Instead, it has a strong story-like, voyeuristic feel. More than just the life of an Internet business, the film focuses on the co-founders? personal lives and the lifestyle the e-commerce imposes on them.
It takes the how-to of creating and maintaining an Internet business and adds two actual people's stories, making the documentary more engaging.
The characters add a certain realistic and human flavor to the film, making what could be a tedious collection of facts much more interesting.
The viewer still learns about the world of e-business as co-founders Tom Herman and Kaleil Isaza Tuzman try to create and maintain govworks.com, a Web site meant to allow citizens to pay fines like parking tickets online.
As Herman and Tuzman scramble for financial backing, they struggle to create an effective and innovative service and attempt to fend off dangerous competitors.
And the pair's troubles don't stop there.
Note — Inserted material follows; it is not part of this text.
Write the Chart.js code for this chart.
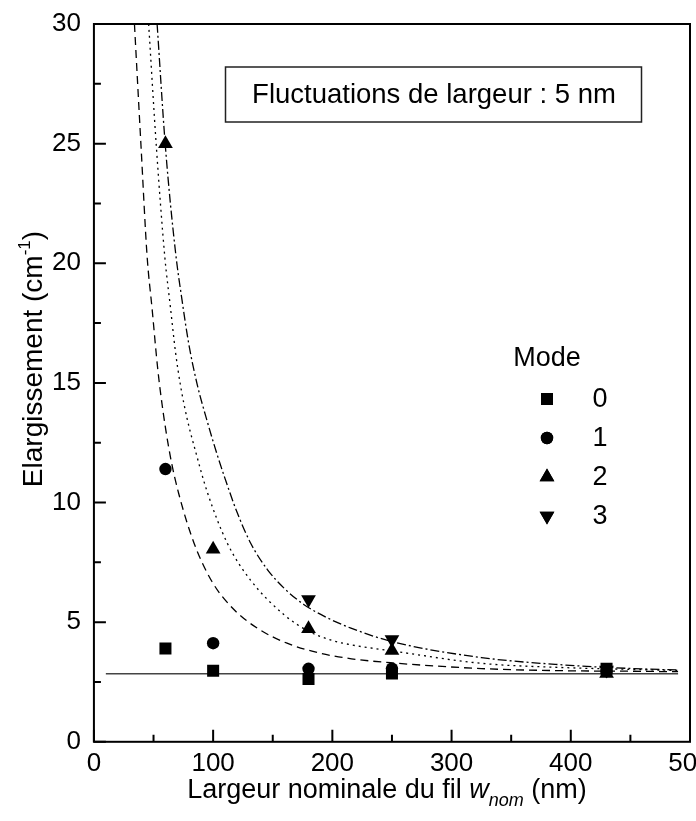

After a long day at the office, Herman struggles to keep his energetic and very distracted 5-year-old in his lap long enough to brush her hair into presentable ponytails.
Tuzman tries to deal with a girlfriend who demands either a puppy or a baby when he wants neither.
And they both attempt to maintain a friendship that started when they were 15 and is now challenged everyday by their conflicting professional and personal spheres. Eventually the pair find success on their own terms.
The mix of the entrepreneurial and the personal is interesting, but the film is far from perfect. Throughout the film, the hand-held camera switches focus amateur-style, swooshing from one subject to the next.